The exact yield patterns of the cracker used cannot be published in an unrestricted document such as this methodology statement. However, for ICIS Weekly Margin – Ethylene China report subscribers with a specific requirement to see this data, it can be shared on a case-by-case basis.

Please contact the ICIS Global Customer Support Centre if this data is required.


The following pricing inputs are used to generate the full content of the ICIS Weekly Margin – Ethylene China report.

Naphtha in China ex-works price (ICIS China monthly assessment) ($/tonne)

Ethylene in China ex-works price (ICIS China weekly assessment) ($/tonne)

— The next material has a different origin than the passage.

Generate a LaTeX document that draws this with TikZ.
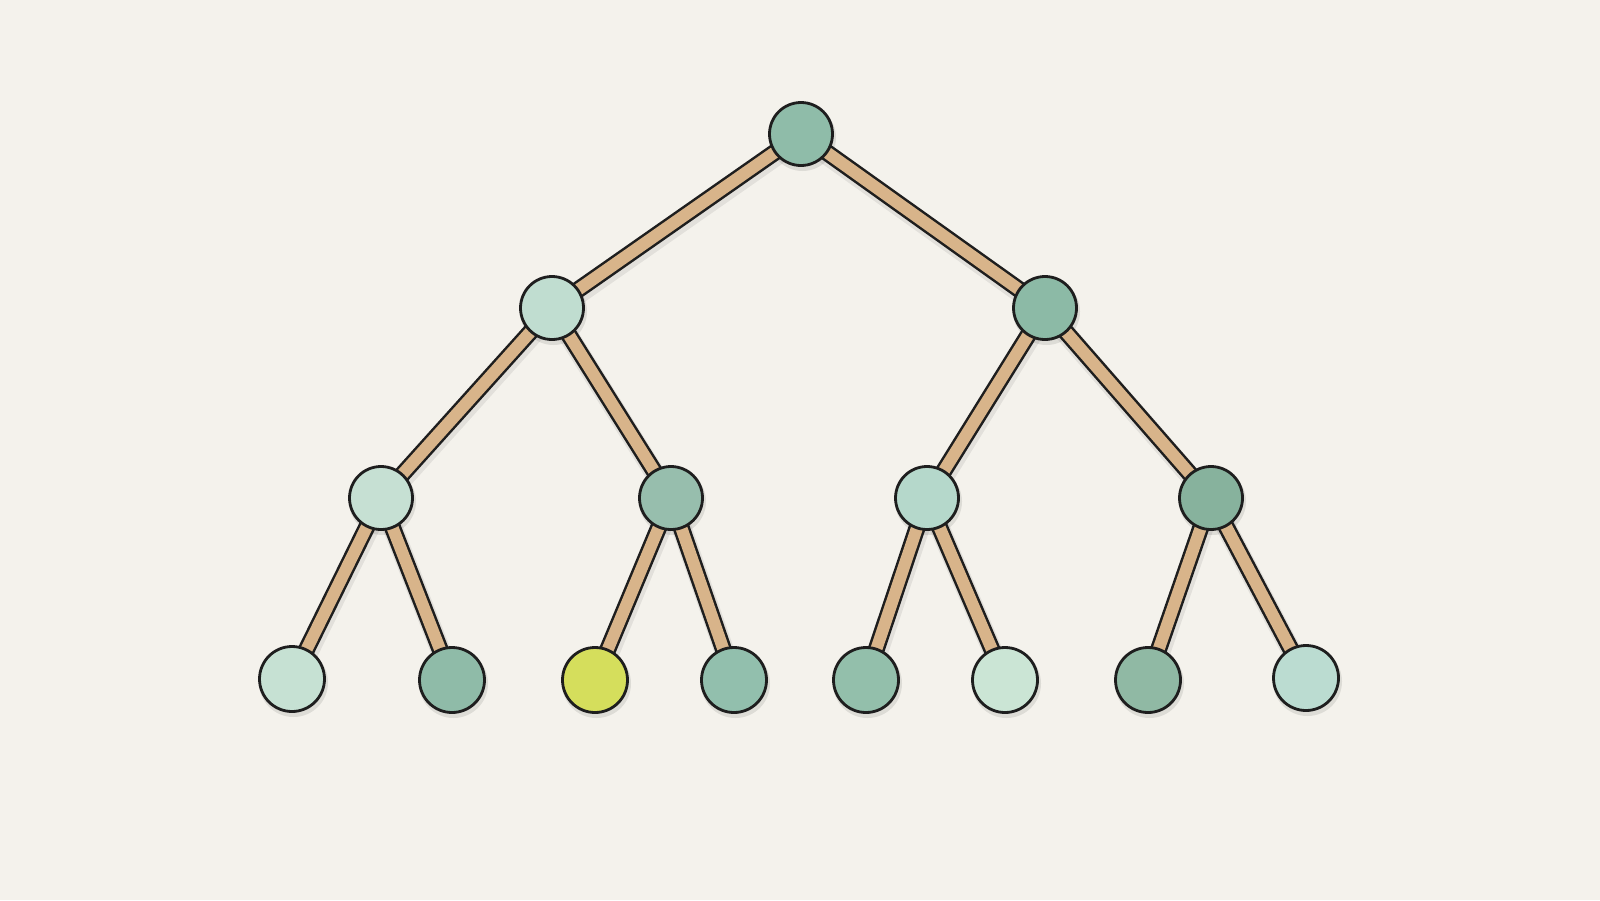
\documentclass[tikz,border=0pt]{standalone}
\pgfdeclarelayer{paperlayer}
\pgfdeclarelayer{background}
\pgfsetlayers{paperlayer,background,main}
\definecolor{paper}{HTML}{F4F2EC}
\definecolor{stick}{HTML}{D8B48A}
\definecolor{outl}{HTML}{1E1E1E}
\definecolor{cA}{HTML}{8FBCA9}
\definecolor{cB}{HTML}{C0DDD0}
\definecolor{cC}{HTML}{8CBAA6}
\definecolor{cD}{HTML}{C6E0D3}
\definecolor{cE}{HTML}{97BEAD}
\definecolor{cF}{HTML}{B5D8CB}
\definecolor{cG}{HTML}{87B29D}
\definecolor{cH}{HTML}{C6E1D3}
\definecolor{cI}{HTML}{8FBBA8}
\definecolor{cJ}{HTML}{D5DE5C}
\definecolor{cK}{HTML}{92BFAD}
\definecolor{cL}{HTML}{93BFAB}
\definecolor{cM}{HTML}{CBE5D5}
\definecolor{cN}{HTML}{90B9A4}
\definecolor{cO}{HTML}{BBDCD1}
\tikzset{
  treenode/.style={circle, draw=outl, line width=2.8pt, inner sep=0pt, minimum size=63pt},
  leafnode/.style={treenode, minimum size=65pt},
  branchouter/.style={draw=outl, line width=17pt, line cap=butt},
  branchinner/.style={draw=stick, line width=12pt, line cap=butt},
  branchshadow/.style={draw=black, opacity=0.07, line width=20pt},
  nodeshadow/.style={fill=black, opacity=0.09}
}
\begin{document}
\begin{tikzpicture}[x=1pt,y=-1pt]
\begin{pgfonlayer}{paperlayer}
\fill[paper] (0,0) rectangle (1600,900);
\end{pgfonlayer}
\useasboundingbox (0,0) rectangle (1600,900);

\node[treenode, fill=cA] (r) at (801,134) {};
\node[treenode, fill=cB] (a) at (552,308) {};
\node[treenode, fill=cC] (b) at (1045,308) {};
\node[treenode, fill=cD] (aa) at (381,498) {};
\node[treenode, fill=cE] (ab) at (671,498) {};
\node[treenode, fill=cF] (ba) at (927,498) {};
\node[treenode, fill=cG] (bb) at (1211,498) {};
\node[leafnode, fill=cH] (l1) at (292,679) {};
\node[leafnode, fill=cI] (l2) at (452,680) {};
\node[leafnode, fill=cJ] (l3) at (595,680) {};
\node[leafnode, fill=cK] (l4) at (734,680) {};
\node[leafnode, fill=cL] (l5) at (866,680) {};
\node[leafnode, fill=cM] (l6) at (1005,680) {};
\node[leafnode, fill=cN] (l7) at (1148,680) {};
\node[leafnode, fill=cO] (l8) at (1306,678) {};

\begin{pgfonlayer}{background}
\foreach \p/\c in {r/a,r/b,a/aa,a/ab,b/ba,b/bb,aa/l1,aa/l2,ab/l3,ab/l4,ba/l5,ba/l6,bb/l7,bb/l8}{
  \draw[branchshadow] ([shift={(1.5pt,-3.5pt)}]\p.center) -- ([shift={(1.5pt,-3.5pt)}]\c.center);
}
\foreach \n in {r,a,b,aa,ab,ba,bb}{
  \fill[nodeshadow] ([shift={(1.5pt,-3.5pt)}]\n.center) circle (33.5pt);
}
\foreach \n in {l1,l2,l3,l4,l5,l6,l7,l8}{
  \fill[nodeshadow] ([shift={(1.5pt,-3.5pt)}]\n.center) circle (34.5pt);
}
\foreach \p/\c in {r/a,r/b,a/aa,a/ab,b/ba,b/bb,aa/l1,aa/l2,ab/l3,ab/l4,ba/l5,ba/l6,bb/l7,bb/l8}{
  \draw[branchouter] (\p.center) -- (\c.center);
  \draw[branchinner] (\p.center) -- (\c.center);
}
\end{pgfonlayer}
\end{tikzpicture}
\end{document}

Propylene in China ex-works price (ICIS China weekly assessment) ($/tonne)

Butadiene in China ex-works price (ICIS China weekly assessment) ($/tonne)

Benzene in China ex-works price (ICIS China weekly assessment) ($/tonne)

Toluene in China ex-works price (ICIS China weekly assessment) ($/tonne)

Gasoline 90 Unleaded China ex-works price (ICIS China weekly assessment) ($/tonne)

Fuel Oil in China ex-works price (ICIS China weekly assessment) ($/tonne)

Note: assessed prices are for a typical producer in China, denominated in Chinese RMB converted to USD using weekly exchange rates and adjusted to remove VAT.

The methodology associated with each ICIS pricing individual pricing quotation referenced above can be found in the free access methodology area of www.icis.com.

A key objective of the calculation procedure is to provide a weekly summary that is most strongly aligned to the reported market price positions on the date of publication.

Where price quotations are not available for individual days or weeks due to public holidays, then prior day or week data is carried forward for the specific purpose of populating the model and preventing model inconsistency. This form of data interpolation is inferring some limited data points that may not be market derived, and customers should be aware of this assumption.

All data in the ICIS Weekly Margin – Ethylene China report is denominated in US dollars.


The ICIS Weekly Margin – Ethylene China report is produced on a Monday morning using prices from close of business the previous Friday in China and distributed to customers on the Monday afternoon, subject to schedule planning. When the Monday is a public holiday in China, the report is distributed on the following working day in China. The report is not published on some public holidays. Holiday dates and days of publication may be subject to revision.